Interview: Hop into bed with out singer/songwriter Tom Goss and his new video for "Til the End"

“I don’t even use the term sex, to me it’s way beyond sex. It’s something so intense that goes beyond the physical. It’s a closeness and intimacy that’s far deeper than anything else you’ll ever share with anyone.”
Tom Goss, 27, is waxing poetic about the awesomeness of love-making. The gay singer-songwriter — who last summer had a gay anthem and #2 video on Logo’s Click List with his single "Rise" — has a new CD, Back to Love, out this week on iTunes, Amazon and CDBaby. And lunching in DC a few days prior, the impending release date of Goss’s musical baby has given him cravings: He’s pouring salt all over his plate, then mopping it up with meteor-sized gobs of butter on microscopic pieces of bread.
“I’m from Wisconsin. We eat a lot of dairy.” Dude, you may want to cut that with a fruit plate. “Could I have some crème brulee?” Goss asks the waiter.
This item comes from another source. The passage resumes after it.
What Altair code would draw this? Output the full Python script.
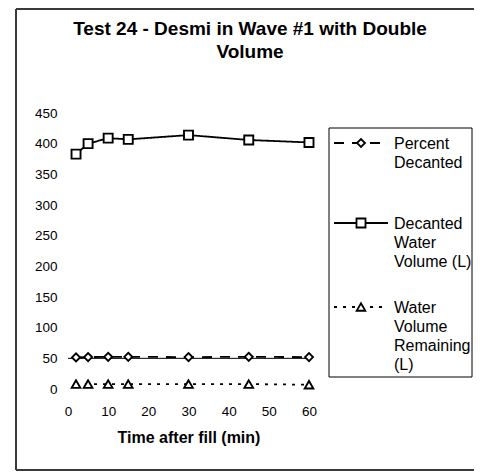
import altair as alt
import pandas as pd

# ---- data ----
times = [2, 5, 10, 15, 30, 45, 60]
percent_decanted = [51.5, 52, 52.5, 52.5, 52, 52.5, 52]
decanted_volume = [383, 400, 409, 407, 414, 406, 402]
volume_remaining = [8, 8, 8, 8, 8, 8, 7]

series_names = ["Percent Decanted", "Decanted Water Volume (L)", "Water Volume Remaining (L)"]
legend_labels = ["Percent\nDecanted", "Decanted\nWater\nVolume (L)", "Water\nVolume\nRemaining\n(L)"]
title_lines = ["Test 24 - Desmi in Wave #1 with Double", "Volume"]
x_title = "Time after fill (min)"
y_ticks = [0, 50, 100, 150, 200, 250, 300, 350, 400, 450]
x_ticks = [0, 10, 20, 30, 40, 50, 60]
axis_cross = 50

FONT = "Liberation Sans"

rows = []
for name, vals in zip(series_names, [percent_decanted, decanted_volume, volume_remaining]):
    for t, v in zip(times, vals):
        rows.append({"series": name, "time": t, "value": v})
df = pd.DataFrame(rows)
legend_df = pd.DataFrame({"series": series_names, "label": legend_labels})
title_df = pd.DataFrame({"line": [0, 1], "text": title_lines})

styles = {
    "Percent Decanted": dict(dash=[10, 8], shape="diamond", size=64),
    "Decanted Water Volume (L)": dict(dash=[1, 0], shape="square", size=81),
    "Water Volume Remaining (L)": dict(dash=[3, 6], shape="triangle-up", size=75),
}

xscale = alt.Scale(domain=[0, 60], nice=False, zero=False)
yscale = alt.Scale(domain=[0, 450], nice=False)

x_axis = alt.Axis(values=x_ticks, title=x_title, grid=False, domain=False, ticks=False,
                  labelOverlap=False, labelFlush=False, labelBound=False,
                  labelPadding=15, labelFontSize=13.5, labelFont=FONT, labelColor="black",
                  titleFont=FONT, titleFontSize=16, titleFontWeight="bold", titleColor="black",
                  titlePadding=12)
y_axis = alt.Axis(values=y_ticks, title=None, grid=False, domain=False, ticks=False,
                  labelOverlap=False, labelFlush=False, labelBound=False,
                  labelPadding=11, labelFontSize=13.5, labelFont=FONT, labelColor="black")

base = alt.Chart(df)
x_enc = alt.X("time:Q", scale=xscale, axis=x_axis)
y_enc = alt.Y("value:Q", scale=yscale, axis=y_axis)

layers = []
for name in series_names:
    st = styles[name]
    f = base.transform_filter(alt.datum.series == name)
    layers.append(f.mark_line(color="black", strokeWidth=1.8, strokeDash=st["dash"]).encode(x=x_enc, y=y_enc))

# horizontal axis line crossing at 50
layers.append(alt.Chart(pd.DataFrame({"c": [axis_cross]})).mark_rule(color="black", strokeWidth=1).encode(
    x=alt.datum(0), x2=alt.datum(60), y=alt.Y("c:Q", axis=y_axis)))

for name in series_names:
    st = styles[name]
    f = base.transform_filter(alt.datum.series == name)
    layers.append(f.mark_point(shape=st["shape"], size=st["size"], filled=True, fill="white",
                               stroke="black", strokeWidth=1.9, opacity=1).encode(x=x_enc, y=y_enc))

# frame (left, top, bottom edges; right edge is off-picture)
frame_color = "#3a3a3a"
fr = alt.Chart(pd.DataFrame({"a": [0]}))
layers.append(fr.mark_rule(color=frame_color, strokeWidth=2).encode(
    x=alt.value(-52), y=alt.value(-104), y2=alt.value(357)))
layers.append(fr.mark_rule(color=frame_color, strokeWidth=2).encode(
    x=alt.value(-52), x2=alt.value(410), y=alt.value(-104)))
layers.append(fr.mark_rule(color=frame_color, strokeWidth=2).encode(
    x=alt.value(-52), x2=alt.value(410), y=alt.value(357)))

# title
for i, yy in enumerate([-84.5, -61.5]):
    layers.append(alt.Chart(title_df).transform_filter(alt.datum.line == i).mark_text(
        font=FONT, fontSize=19, fontWeight="bold", color="black", align="center", baseline="middle").encode(
        x=alt.value(182), y=alt.value(yy), text="text:N"))

# legend box
layers.append(fr.mark_rect(fill="white", stroke="black", strokeWidth=1).encode(
    x=alt.value(261), x2=alt.value(404), y=alt.value(15), y2=alt.value(264)))
legend_y = [30, 110, 194]
for name, yc in zip(series_names, legend_y):
    st = styles[name]
    lf = alt.Chart(legend_df).transform_filter(alt.datum.series == name)
    layers.append(lf.mark_rule(color="black", strokeWidth=1.8, strokeDash=st["dash"]).encode(
        x=alt.value(266), x2=alt.value(320), y=alt.value(yc)))
    layers.append(lf.mark_point(shape=st["shape"], size=st["size"], filled=True, fill="white",
                                stroke="black", strokeWidth=1.8, opacity=1).encode(
        x=alt.value(293), y=alt.value(yc)))
    layers.append(lf.mark_text(font=FONT, fontSize=16, color="black", align="left", baseline="top",
                               lineBreak="\n", lineHeight=19).encode(
        x=alt.value(326), y=alt.value(yc - 7.5), text="label:N"))

chart = alt.layer(*layers).properties(
    width=241, height=276,
    autosize="none",
    background="white",
    padding={"left": 60, "top": 105, "right": 165, "bottom": 82},
).configure_view(stroke=None)

chart.save("out.html", embed_options={"renderer": "svg", "actions": False})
For those of you who still didn’t know — and I’m one of you — crème brulee is fancy speak for custard. More dairy. Goss seems pretty healthy now, but I see a big phlegm intervention in his future.
But, back to sex…
(More Tom, more sex, more music, and from seminary to gay pop star below, along with Tom’s new video…)

Sex is the issue under discussion because, Goss says, before entering Catholic seminary he had never experienced real sexual desire: “It just wasn’t there for me. … I had never really even had a crush in my life.”
Which made his experience coming-out while at seminary all the more harrowing. He says many of his fellow seminarians “were not integrated with their sexuality.” And a number of his fellow students ended up professing their love for Tom, then pursuing him in terrifying ways.
“Sitting in Mass, reciting psalms talking about how God loves you, God protects you, God blesses you,” recalls Goss “… while standing next to somebody who is actively being predatory towards me. It’s hard to listen to the gospel when it’s being read by someone who is breaking into your room, trying to sleep with you. It’s hard to see God then.”
Goss says his seminary experience quickly turned into “hell”. He left both the priesthood and his faith, and found himself with no friends, alone on the streets of DC.
That first night on his own, he ended up in the DC restaurant and progressive political hangout Poets and Busboys, “sitting there crying, eating my pizza at the bar, and really having no f**king clue what I was doing. How I was going to pay the next month’s rent? How I was going to get a job?”
Goss did find work — advocating for the homeless with various social justice non-profits in the city. And more life-changing, Goss found love.
“Mike (Goss’s partner) came into my life at a time when I needed someone like Mike more than I could possibly admit to myself. I was just a broken person. Emotionally, personally, spiritually.” Goss sees a million practical reasons that should have kept the two apart, but “there was something there that was just too strong, some healing force, me for him and him for me that was just impossible to ignore.”
And since the singer-songwriter “can’t describe in words” how happy he is in this relationship, how deeply he’s in love — He wrote a whole CD full of songs instead.
Back to Love has passionate love songs ("Lover"), songs about family love ("Legacy of You"), love that hurts ("Sometimes We Fall"), a mid-life crisis search for meaning ("Forty Years"), and returning to a lover after a separation ("Back to Arkansas").
Lots of his fans find religious messages in his work, and that’s fine with Goss; though he no longer qualifies as a religious person, and isn’t even sure if he can claim being a spiritual one. The latter is an assertion Goss’s friends find so preposterous they just laugh when he tries to make it. He laughs as well, trying to explain.
I saw Goss in concert last summer, and onstage he’s a big warm-hearted personality who clearly loves entertaining. He’s short with a big, leonine head that sits on top of his still compact body from his days as a gymnast and college wrestler. (Yes, college wrestling. Tom … we could have told you.) He’s also got great songcraft — you could imagine John Mayer singing a lot of these tracks — and he’s able to forge an affecting vocal technique out of sheer will-power.
Ultimately for Goss, his new religion of music-making is about connecting and communicating, being a voice for others: “If by putting these songs out there, I can say something that somebody else wants to say, and somebody else wants to articulate — and by hearing a song they understand a little bit more about their life or their relationship, or they question more … then I feel like I’ve accomplished something.”